Effective database management is essential for both architectures.

• Monolithic: Typically uses a single database for the entire application. Ensures data consistency but can become a bottleneck.
• Microservices: Each service can have its own database, promoting independence and scalability.

  Example of connecting to a PostgreSQL database in Python:

  import psycopg2
  
  def connect_db():
      conn = psycopg2.connect(
          dbname="yourdbname",
          user="yourusername",
          password="yourpassword",
          host="localhost",
          port="5432"
      )
      return conn
  

Cloud Computing

Cloud platforms offer tools and services that support both architectures.

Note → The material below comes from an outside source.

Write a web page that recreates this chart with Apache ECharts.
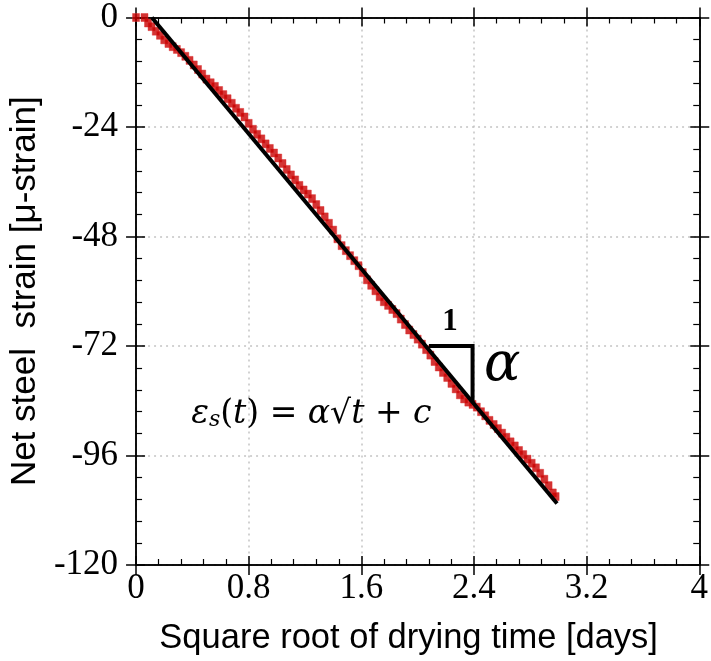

• Monolithic: Easier to deploy on cloud services as a single unit. Services like AWS Elastic Beanstalk can manage deployments.
• Microservices: Benefit from containerization platforms like Docker and orchestration tools like Kubernetes for managing multiple services.

  Example Dockerfile for a Python microservice:

  FROM python:3.9-slim

  WORKDIR /app
  COPY requirements.txt .
  RUN pip install -r requirements.txt
  COPY . .

  CMD [“python”, “app.py”]

Workflow and Deployment

Efficient workflows and deployment strategies are vital for maintaining application health.

• Monolithic: Continuous Integration/Continuous Deployment (CI/CD) pipelines are straightforward since there’s only one codebase.
• Microservices: Requires more complex CI/CD pipelines to handle multiple services, but allows for independent deployments.

  Example GitHub Actions workflow for deploying a microservice:

  name: Deploy Service
  
  on:
    push:
      branches:
        - main
  
  jobs:
    build-and-deploy:
      runs-on: ubuntu-latest
      steps:
        - uses: actions/checkout@v2
        - name: Build Docker Image
          run: docker build -t yourdockerhubusername/service-name:latest .
        - name: Push to Docker Hub
          run: |
            echo "${{ secrets.DOCKER_PASSWORD }}" | docker login -u "${{ secrets.DOCKER_USERNAME }}" --password-stdin
            docker push yourdockerhubusername/service-name:latest
        - name: Deploy to Kubernetes
          uses: some/kubernetes-action@v1
          with:
            # your deployment steps
  

Trade-Offs and Considerations

Choosing between monolithic and microservices architectures involves considering several factors:

• Team Size: Smaller teams might prefer monolithic for simplicity, while larger teams can manage the complexity of microservices.
• Project Complexity: Complex projects with distinct modules benefit from microservices, whereas simpler projects might not need that level of separation.
• Scalability Needs: If you anticipate parts of your application needing to scale independently, microservices offer that flexibility.
• Technology Stack: Microservices allow using different technologies for different services, providing greater flexibility.

Common Problems and Solutions

Both architectures come with their own set of challenges. Here are some common issues and how to address them:

Monolithic Issues

• Codebase Growth: As the application grows, the codebase can become unwieldy.
  • Solution: Implement modular coding practices, separating concerns within the code to maintain clarity.
• Deployment Risks: A small change can require redeploying the entire application.
  • Solution: Use feature flags to deploy changes incrementally and reduce deployment risks.

Microservices Issues

• Service Communication: Managing communication between services can be complex.
  • Solution: Use API gateways and standardized communication protocols like REST or gRPC.
• Data Consistency: Ensuring data consistency across services is challenging.
  • Solution: Implement eventual consistency and use distributed transactions where necessary.

Conclusion

Both monolithic and microservices architectures have their place in software development. The choice depends on your project’s specific needs, team structure, and long-term goals. By understanding the trade-offs and following best coding practices in AI integration, Python development, database management, cloud computing, and workflow design, you can build a robust and scalable application regardless of the architecture you choose.